Au moins, les choses sont claires. Saisi récemment à double titre sur l’application de la loi Darcos concernant les frais de livraison du livre – à la fois par le ministère de la Culture qui demandait un état des lieux sur la mise en conformité des acteurs et par Amazon estimant que certains de ses rivaux ne respectaient pas la législation -, le médiateur du livre vient de rendre ses conclusions.

Résultat, l’autorité chargée de la conciliation des litiges portant sur le principe du prix unique du livre a établi dans un avis, publié ce mardi, que les « cinq acteurs mis en cause par Amazon (FNAC Darty, Cultura, Carrefour, E. Leclerc et Coopérative U) » ainsi que les autres groupes qu’il a choisi d’auditionner – « placedeslibraires.fr, leslibraires.fr, lalibrairie.com et le groupe NAP (Maisons de la Presse) -, évoluaient en dehors des clous de manière « très marginale ». Surtout, les acteurs en question se sont rangés à l’avis du médiateur du livre en vue de se mettre en conformité avec la loi.

« Un très net désaccord »

L’attitude contraste avec celle d’Amazon, qui se refuse à tout changement et tente le passage en force sur son dispositif de livraison gratuite de livres via les « lockers » (casiers de consigne automatiques) installés notamment dans des hypermarchés ou supermarchés, que le médiateur du livre vient de retoquer comme il l’avait déjà fait dans un précédent avis remis en février.

« Au terme du dialogue conduit avec la société Amazon, le présent avis ne peut que constater un très net désaccord de sa part sur la question des retraits gratuits de livres en casiers automatisés […]. Amazon récuse cette lecture de la loi et entend maintenir le retrait gratuit en casiers, qui représenterait un tiers (voire davantage) des milliers de points de retrait gratuits qu’elle propose à ses clients, écrit le médiateur du livre, Jean-Philippe Mochon, dans son avis ce mardi.

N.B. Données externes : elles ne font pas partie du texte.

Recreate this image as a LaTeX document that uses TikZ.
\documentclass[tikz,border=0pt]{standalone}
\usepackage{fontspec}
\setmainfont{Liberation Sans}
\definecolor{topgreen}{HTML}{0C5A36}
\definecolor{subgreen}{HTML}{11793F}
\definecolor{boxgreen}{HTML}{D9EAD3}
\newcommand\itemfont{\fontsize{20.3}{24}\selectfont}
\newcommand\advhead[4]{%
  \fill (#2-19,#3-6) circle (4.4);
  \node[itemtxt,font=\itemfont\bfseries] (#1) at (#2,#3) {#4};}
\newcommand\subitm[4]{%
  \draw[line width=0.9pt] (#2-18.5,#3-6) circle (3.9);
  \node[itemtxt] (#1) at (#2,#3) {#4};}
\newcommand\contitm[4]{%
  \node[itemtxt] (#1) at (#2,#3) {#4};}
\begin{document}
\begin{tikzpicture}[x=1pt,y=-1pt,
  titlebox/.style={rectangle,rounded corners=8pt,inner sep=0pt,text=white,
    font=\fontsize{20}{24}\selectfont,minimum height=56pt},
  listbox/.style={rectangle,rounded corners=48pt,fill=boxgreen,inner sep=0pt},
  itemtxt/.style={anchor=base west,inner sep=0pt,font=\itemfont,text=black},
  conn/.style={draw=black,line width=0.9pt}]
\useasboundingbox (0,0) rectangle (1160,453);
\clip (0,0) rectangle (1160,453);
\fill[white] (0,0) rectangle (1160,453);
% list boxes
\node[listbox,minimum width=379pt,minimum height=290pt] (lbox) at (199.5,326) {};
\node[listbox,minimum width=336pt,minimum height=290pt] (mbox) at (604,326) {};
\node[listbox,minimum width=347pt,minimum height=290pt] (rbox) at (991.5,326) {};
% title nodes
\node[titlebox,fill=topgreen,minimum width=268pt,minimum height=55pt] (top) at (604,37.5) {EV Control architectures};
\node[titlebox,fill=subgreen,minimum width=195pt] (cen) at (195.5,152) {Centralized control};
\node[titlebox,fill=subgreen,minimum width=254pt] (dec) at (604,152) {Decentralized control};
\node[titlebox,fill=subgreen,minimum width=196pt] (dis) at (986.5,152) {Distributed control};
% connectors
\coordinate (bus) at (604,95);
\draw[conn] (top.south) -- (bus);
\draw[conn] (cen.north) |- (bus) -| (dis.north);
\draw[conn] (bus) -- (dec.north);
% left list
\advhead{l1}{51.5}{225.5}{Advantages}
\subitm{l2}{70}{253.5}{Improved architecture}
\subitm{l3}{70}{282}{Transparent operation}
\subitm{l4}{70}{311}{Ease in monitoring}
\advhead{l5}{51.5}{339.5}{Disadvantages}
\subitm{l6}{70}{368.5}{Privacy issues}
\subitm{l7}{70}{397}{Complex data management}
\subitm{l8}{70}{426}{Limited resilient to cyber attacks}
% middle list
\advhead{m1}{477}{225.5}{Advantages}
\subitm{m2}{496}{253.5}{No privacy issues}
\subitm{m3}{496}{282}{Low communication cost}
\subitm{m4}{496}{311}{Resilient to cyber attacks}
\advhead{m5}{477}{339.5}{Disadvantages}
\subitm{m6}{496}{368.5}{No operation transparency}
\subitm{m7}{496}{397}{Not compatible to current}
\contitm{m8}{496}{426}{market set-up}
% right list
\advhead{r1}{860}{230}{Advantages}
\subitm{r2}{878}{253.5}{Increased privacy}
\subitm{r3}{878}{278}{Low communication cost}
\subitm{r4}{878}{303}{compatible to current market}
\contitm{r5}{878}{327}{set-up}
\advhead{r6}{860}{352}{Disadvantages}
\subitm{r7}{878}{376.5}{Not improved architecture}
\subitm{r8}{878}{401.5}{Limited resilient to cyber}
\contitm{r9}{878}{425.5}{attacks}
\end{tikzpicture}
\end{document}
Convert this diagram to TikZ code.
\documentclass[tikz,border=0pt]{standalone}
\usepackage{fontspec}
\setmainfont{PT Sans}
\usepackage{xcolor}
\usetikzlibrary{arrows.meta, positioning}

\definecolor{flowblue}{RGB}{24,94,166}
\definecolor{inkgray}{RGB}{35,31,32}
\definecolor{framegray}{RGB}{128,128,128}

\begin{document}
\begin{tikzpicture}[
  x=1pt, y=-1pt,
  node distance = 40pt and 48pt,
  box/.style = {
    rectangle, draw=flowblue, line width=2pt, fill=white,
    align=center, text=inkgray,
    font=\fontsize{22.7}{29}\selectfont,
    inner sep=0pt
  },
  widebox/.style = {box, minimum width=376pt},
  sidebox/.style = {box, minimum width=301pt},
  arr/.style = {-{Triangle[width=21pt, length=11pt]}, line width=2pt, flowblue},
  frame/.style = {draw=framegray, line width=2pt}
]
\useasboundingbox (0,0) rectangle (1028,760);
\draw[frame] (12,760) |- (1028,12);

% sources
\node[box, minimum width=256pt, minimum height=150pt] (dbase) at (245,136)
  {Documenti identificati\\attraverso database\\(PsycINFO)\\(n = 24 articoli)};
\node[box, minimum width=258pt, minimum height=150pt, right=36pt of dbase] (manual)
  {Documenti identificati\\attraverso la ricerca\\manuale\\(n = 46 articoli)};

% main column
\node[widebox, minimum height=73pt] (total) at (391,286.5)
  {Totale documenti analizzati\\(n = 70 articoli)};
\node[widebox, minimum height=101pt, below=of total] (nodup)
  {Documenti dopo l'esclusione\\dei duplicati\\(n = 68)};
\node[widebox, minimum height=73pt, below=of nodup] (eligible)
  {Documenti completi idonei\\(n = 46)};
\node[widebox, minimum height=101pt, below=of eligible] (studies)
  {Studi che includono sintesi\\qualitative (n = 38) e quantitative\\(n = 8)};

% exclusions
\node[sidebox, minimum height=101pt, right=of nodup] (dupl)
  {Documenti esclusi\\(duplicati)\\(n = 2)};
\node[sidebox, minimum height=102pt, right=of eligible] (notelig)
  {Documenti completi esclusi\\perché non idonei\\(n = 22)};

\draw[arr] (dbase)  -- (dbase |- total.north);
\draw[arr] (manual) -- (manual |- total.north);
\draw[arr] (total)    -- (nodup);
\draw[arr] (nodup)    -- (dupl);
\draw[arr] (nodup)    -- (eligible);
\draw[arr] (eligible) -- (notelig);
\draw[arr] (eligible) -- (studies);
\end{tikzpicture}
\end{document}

Le retrait gratuit de livre en casier automatisé constitue aujourd’hui un réel défi à la mise en oeuvre de la loi ».

Amazon a réagi en faisant valoir qu’il continuait « d’être en désaccord avec certaines conclusions de ces rapports qui se nourrissent d’une lecture biaisée du droit applicable. » De son côté, le Syndicat de la librairie française s’est félicité de « cette confirmation ferme et sans ambiguïté et déplore le dédain avec lequel la plateforme américaine traite la loi française. Il appelle la ministre de la Culture (…) à faire respecter le prix unique du livre et à faire cesser ces pratiques illégales ».

Amazon en croisade

Entrée en vigueur en octobre 2023, la loi Darcos vise à rééquilibrer le jeu concurrentiel entre Amazon d’un côté et les commerces physiques de ventes de livres de l’autre, des librairies indépendantes à FNAC Darty en passant par Cultura.

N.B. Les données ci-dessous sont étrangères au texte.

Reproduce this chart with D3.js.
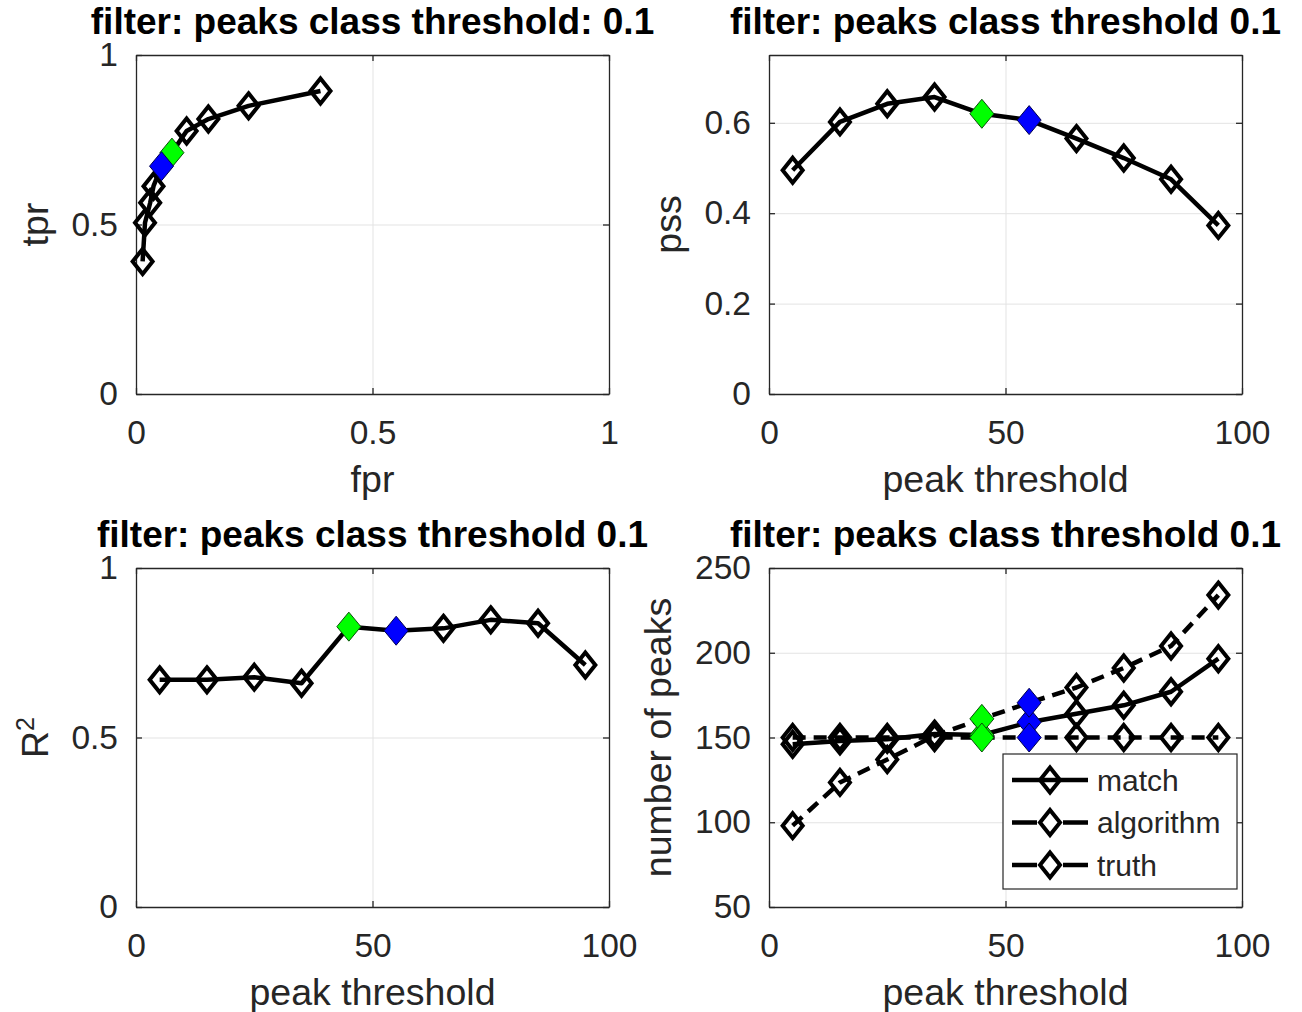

Ces dernières années, le groupe américain est parti en croisade contre une mesure de cette loi : le tarif minimal de 3 euros de frais de livraison pour les commandes de livres à un prix total de moins de 35 euros. Faisant feu de tout bois, Amazon a notamment porté l’affaire devant le Conseil d’Etat, qui l’a renvoyée il y a un an devant la Cour de justice de l’Union européenne.

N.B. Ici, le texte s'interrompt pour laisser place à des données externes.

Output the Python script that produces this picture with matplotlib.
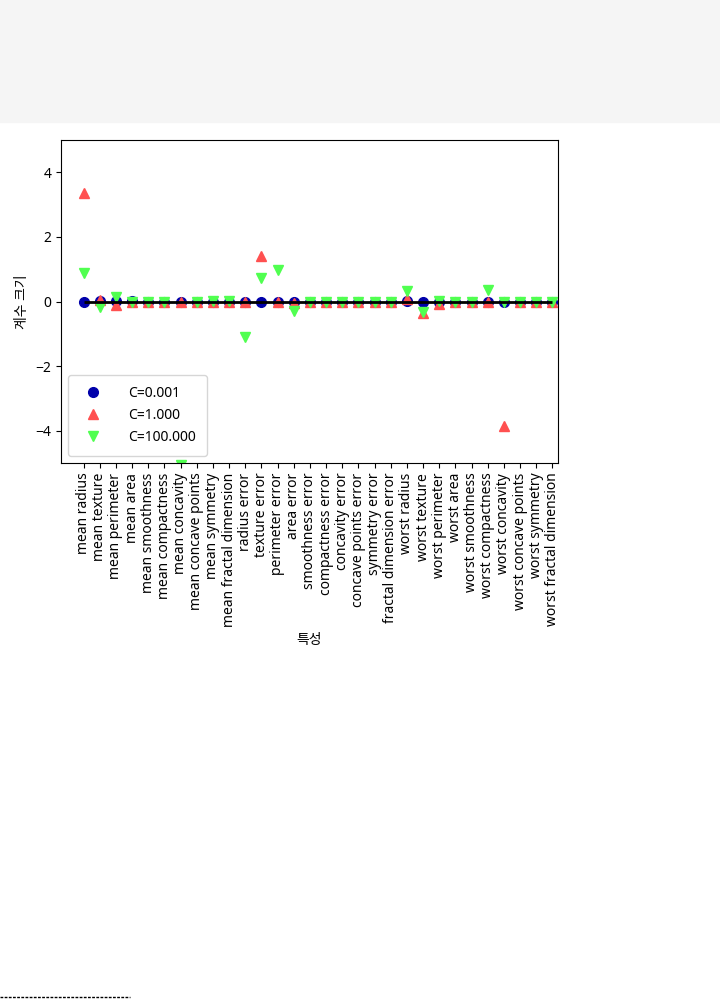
import matplotlib
matplotlib.use("Agg")
import matplotlib.pyplot as plt
import numpy as np

plt.rcParams['font.family'] = ['Noto Sans', 'Noto Sans CJK KR', 'DejaVu Sans']
plt.rcParams['axes.unicode_minus'] = True

features = ["mean radius", "mean texture", "mean perimeter", "mean area",
            "mean smoothness", "mean compactness", "mean concavity",
            "mean concave points", "mean symmetry", "mean fractal dimension",
            "radius error", "texture error", "perimeter error", "area error",
            "smoothness error", "compactness error", "concavity error",
            "concave points error", "symmetry error", "fractal dimension error",
            "worst radius", "worst texture", "worst perimeter", "worst area",
            "worst smoothness", "worst compactness", "worst concavity",
            "worst concave points", "worst symmetry", "worst fractal dimension"]

coef_001 = [0.0, 0.01, 0.02, 0.01, 0.0, 0.0, 0.0, 0.0, 0.0, 0.0,
            0.0, 0.0, 0.0, 0.0, 0.0, 0.0, 0.0, 0.0, 0.0, 0.0,
            0.01, -0.02, 0.0, -0.01, 0.0, 0.0, 0.0, 0.0, 0.0, 0.0]
coef_1 = [3.36, 0.06, -0.12, 0.0, 0.0, 0.0, 0.0, 0.0, 0.0, 0.0,
          0.0, 1.41, 0.0, -0.05, 0.0, 0.0, 0.0, 0.0, 0.0, 0.0,
          0.08, -0.35, -0.08, -0.02, 0.0, 0.0, -3.85, 0.0, 0.0, 0.0]
coef_100 = [0.88, -0.18, 0.15, 0.0, 0.0, 0.0, -5.05, 0.0, 0.02, 0.02,
            -1.1, 0.72, 0.96, -0.28, 0.0, 0.0, 0.0, 0.0, 0.0, 0.0,
            0.34, -0.33, 0.02, -0.03, 0.0, 0.37, 0.0, 0.0, 0.0, 0.0]

fig = plt.figure(figsize=(7.2, 10.01), dpi=100)
# grey band at the top
fig.patches.append(plt.Rectangle((0, 1 - 122 / 1001), 1, 122 / 1001,
                                 transform=fig.transFigure, color='#f5f5f5', zorder=0))
# dotted footnote rule
fig.add_artist(plt.Line2D([0, 130 / 720], [4 / 1001, 4 / 1001], color='black',
                          linestyle=(0, (2, 1)), linewidth=1, transform=fig.transFigure))

ax = fig.add_axes([61 / 720, 1 - 463 / 1001, 497 / 720, 323 / 1001])
x = np.arange(len(features))
ax.plot(x, coef_001, 'o', color='#0000aa', markersize=7, label="C=0.001")
ax.plot(x, coef_1, '^', color='#ff5050', markersize=7, label="C=1.000")
ax.plot(x, coef_100, 'v', color='#50ff50', markersize=7, label="C=100.000")
ax.hlines(0, 0, len(features) - 1, color='black', linewidth=2)
ax.set_xlim(-1.4, len(features) - 0.65)
ax.set_ylim(-5, 5)
ax.set_xticks(x)
ax.set_xticklabels(features, rotation=90)
ax.set_xlabel("특성")
ax.set_ylabel("계수 크기")
ax.legend(loc='lower left', borderpad=0.8, handletextpad=1.5)

fig.savefig("out.png", dpi=100)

Fin novembre, Amazon a ensuite tenté une percée en annonçant que ses clients allaient bénéficier « de la livraison gratuite dans plus de 2.500 points de retrait pour leurs achats de livres ».

Porter l’affaire en justice

Un stratagème qui avait déclenché une bronca dans le monde du livre ainsi que sur le terrain politique. « C’est scandaleux et désespérant. C’est un flagrant contournement de la loi qui se fait au détriment des libraires », avait alors réagi la sénatrice Horizons Laure Darcos qui a porté cette loi.

Reste que le médiateur du livre a redonné son feu vert, ce mardi, à une partie du dispositif d’Amazon, plus précisément ce qui concerne le retrait gratuit au comptoir ou à l’accueil de magasins dès lors que celui-ci est effectué « dans un commerce de vente au détail de livres ».

Une demi-victoire pour Amazon qui a voulu pousser son avantage sur les « lockers ». Sans succès. Désormais, ses rivaux peuvent s’appuyer sur ce nouvel avis du médiateur du livre pour porter l’affaire en justice.